## WHAT IS EXPECTED
Repeat what the lines below say, word for word, and skip every image.

## DATA SHOWN
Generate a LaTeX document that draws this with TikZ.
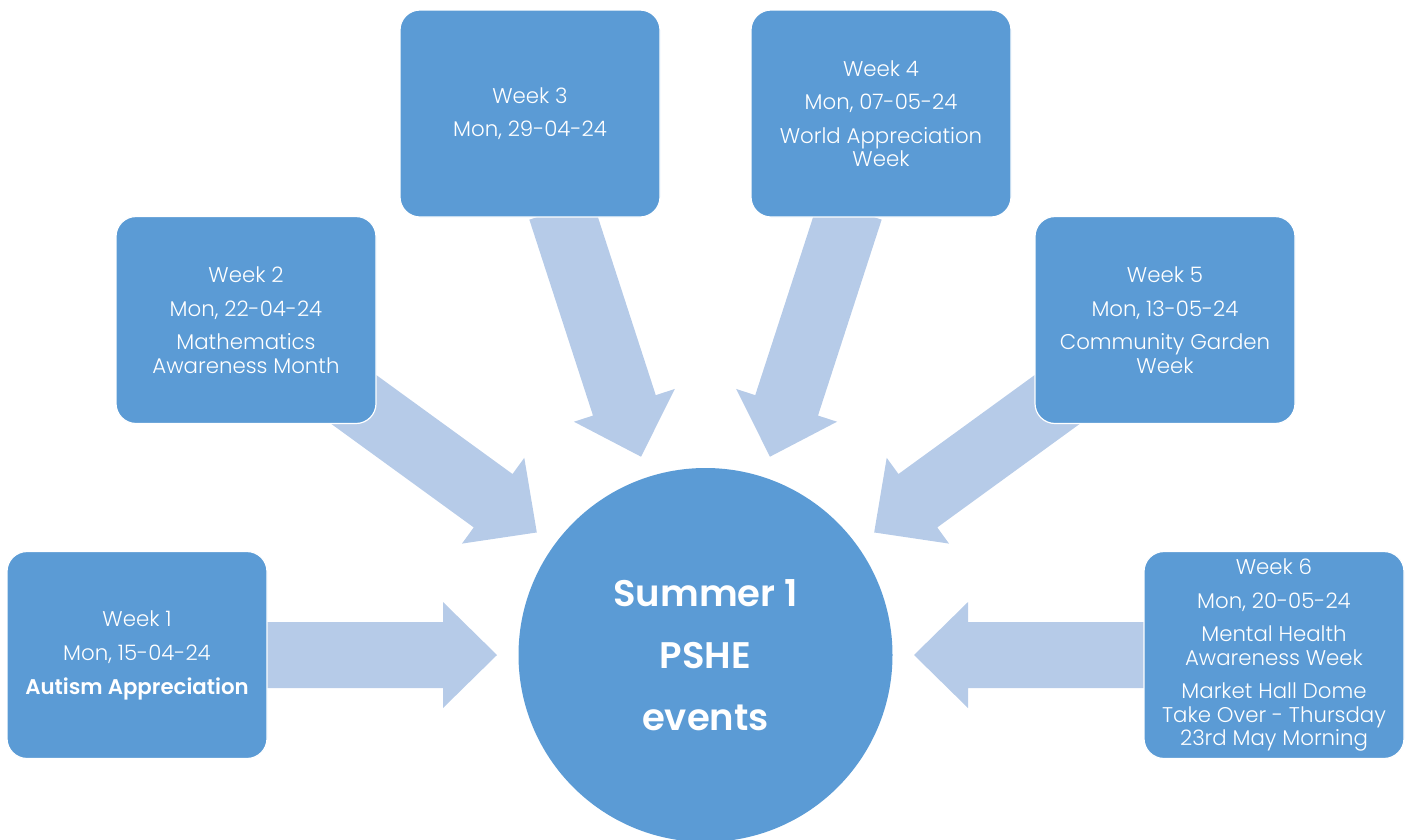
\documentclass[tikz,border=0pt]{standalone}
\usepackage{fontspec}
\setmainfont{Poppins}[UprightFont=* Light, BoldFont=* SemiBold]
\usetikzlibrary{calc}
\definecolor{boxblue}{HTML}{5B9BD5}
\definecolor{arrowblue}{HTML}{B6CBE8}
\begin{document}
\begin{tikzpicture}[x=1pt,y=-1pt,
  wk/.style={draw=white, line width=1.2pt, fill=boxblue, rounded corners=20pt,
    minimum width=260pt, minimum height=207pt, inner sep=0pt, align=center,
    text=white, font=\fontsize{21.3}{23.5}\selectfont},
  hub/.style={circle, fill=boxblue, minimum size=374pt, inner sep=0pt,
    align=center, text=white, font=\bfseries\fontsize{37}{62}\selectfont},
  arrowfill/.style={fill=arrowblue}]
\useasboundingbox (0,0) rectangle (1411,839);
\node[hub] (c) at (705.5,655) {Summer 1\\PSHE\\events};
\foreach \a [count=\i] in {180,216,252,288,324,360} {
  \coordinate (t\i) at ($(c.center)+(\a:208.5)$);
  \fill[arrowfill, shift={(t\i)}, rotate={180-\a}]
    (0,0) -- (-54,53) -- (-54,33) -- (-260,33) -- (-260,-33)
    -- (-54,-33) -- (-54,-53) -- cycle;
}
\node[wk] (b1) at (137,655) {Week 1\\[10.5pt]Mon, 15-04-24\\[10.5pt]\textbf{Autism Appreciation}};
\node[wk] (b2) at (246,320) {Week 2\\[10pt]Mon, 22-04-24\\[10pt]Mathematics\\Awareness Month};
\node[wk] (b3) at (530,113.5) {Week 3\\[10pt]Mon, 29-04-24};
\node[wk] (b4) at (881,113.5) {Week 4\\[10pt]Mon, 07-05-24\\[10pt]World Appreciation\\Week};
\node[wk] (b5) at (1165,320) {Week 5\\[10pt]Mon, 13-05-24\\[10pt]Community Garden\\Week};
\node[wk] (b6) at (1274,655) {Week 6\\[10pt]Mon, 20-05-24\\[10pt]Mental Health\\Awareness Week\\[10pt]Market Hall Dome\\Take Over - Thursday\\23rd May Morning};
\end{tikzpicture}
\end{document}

## RESPONSE TO THIS TASK
Generate a LaTeX document that draws this with TikZ.
\documentclass[tikz,border=0pt]{standalone}
\usepackage{fontspec}
\setmainfont{Poppins}[UprightFont=* Light, BoldFont=* SemiBold]
\usetikzlibrary{calc}
\definecolor{boxblue}{HTML}{5B9BD5}
\definecolor{arrowblue}{HTML}{B6CBE8}
\begin{document}
\begin{tikzpicture}[x=1pt,y=-1pt,
  wk/.style={draw=white, line width=1.2pt, fill=boxblue, rounded corners=20pt,
    minimum width=260pt, minimum height=207pt, inner sep=0pt, align=center,
    text=white, font=\fontsize{21.3}{23.5}\selectfont},
  hub/.style={circle, fill=boxblue, minimum size=374pt, inner sep=0pt,
    align=center, text=white, font=\bfseries\fontsize{37}{62}\selectfont},
  arrowfill/.style={fill=arrowblue}]
\useasboundingbox (0,0) rectangle (1411,839);
\node[hub] (c) at (705.5,655) {Summer 1\\PSHE\\events};
\foreach \a [count=\i] in {180,216,252,288,324,360} {
  \coordinate (t\i) at ($(c.center)+(\a:208.5)$);
  \fill[arrowfill, shift={(t\i)}, rotate={180-\a}]
    (0,0) -- (-54,53) -- (-54,33) -- (-260,33) -- (-260,-33)
    -- (-54,-33) -- (-54,-53) -- cycle;
}
\node[wk] (b1) at (137,655) {Week 1\\[10.5pt]Mon, 15-04-24\\[10.5pt]\textbf{Autism Appreciation}};
\node[wk] (b2) at (246,320) {Week 2\\[10pt]Mon, 22-04-24\\[10pt]Mathematics\\Awareness Month};
\node[wk] (b3) at (530,113.5) {Week 3\\[10pt]Mon, 29-04-24};
\node[wk] (b4) at (881,113.5) {Week 4\\[10pt]Mon, 07-05-24\\[10pt]World Appreciation\\Week};
\node[wk] (b5) at (1165,320) {Week 5\\[10pt]Mon, 13-05-24\\[10pt]Community Garden\\Week};
\node[wk] (b6) at (1274,655) {Week 6\\[10pt]Mon, 20-05-24\\[10pt]Mental Health\\Awareness Week\\[10pt]Market Hall Dome\\Take Over - Thursday\\23rd May Morning};
\end{tikzpicture}
\end{document}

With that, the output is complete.